In Figure 3, the sluice gate 88 is shown in cross section. It can be seen that
the sluice
gate comprises a recess 88a at its bottom edge. The shape of this recess 88a
matches
the cross-section of the rail track 30 so that the amount of radiation
escaping from the
containment when the sluice gate 88 is closed is very slight.
Figure 4 shows the operation of the robot 10 and of a second robot 10' when
dismounting the pipe bundle 98. For this purpose, both robots 10, 10' use the
rail track
30 as the travel path.

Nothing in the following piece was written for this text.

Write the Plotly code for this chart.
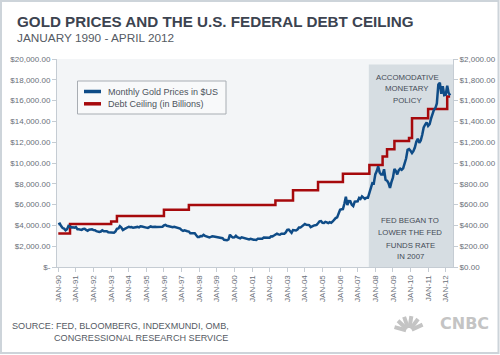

Together, they can rapidly and efficiently disassemble
and
dismantle the components 96, 98 to be dismounted in the containment 90 and
transport
these components out of the containment 90 through the access opening 86 so
that said
components can be removed for decontamination.
Both robots 10, 10' have traction cables 28, 28' that allow the robots 10, 10'
to be pulled
out of the interior 92 of the containment 90 by means of electrically driven
winches 26,
26', should there be a breakdown of the drive motor of any one of the robots
10, 10'. For
decoupling the respective drive motor when pulling out the defective robot 10,
10' by
means of any one of the winches 26, 26', the respective lever 24, 24' of the
robot 10, 10'
described above can be externally actuated mechanically by the other robot. As
a result,
it is possible to retrieve a damaged robot from the containment, even though
it would not
have been possible to return said robot to the sluice chamber 80 as long as
the pinion
drive gear 20 meshed with the toothed rack 34 of the rail track 30.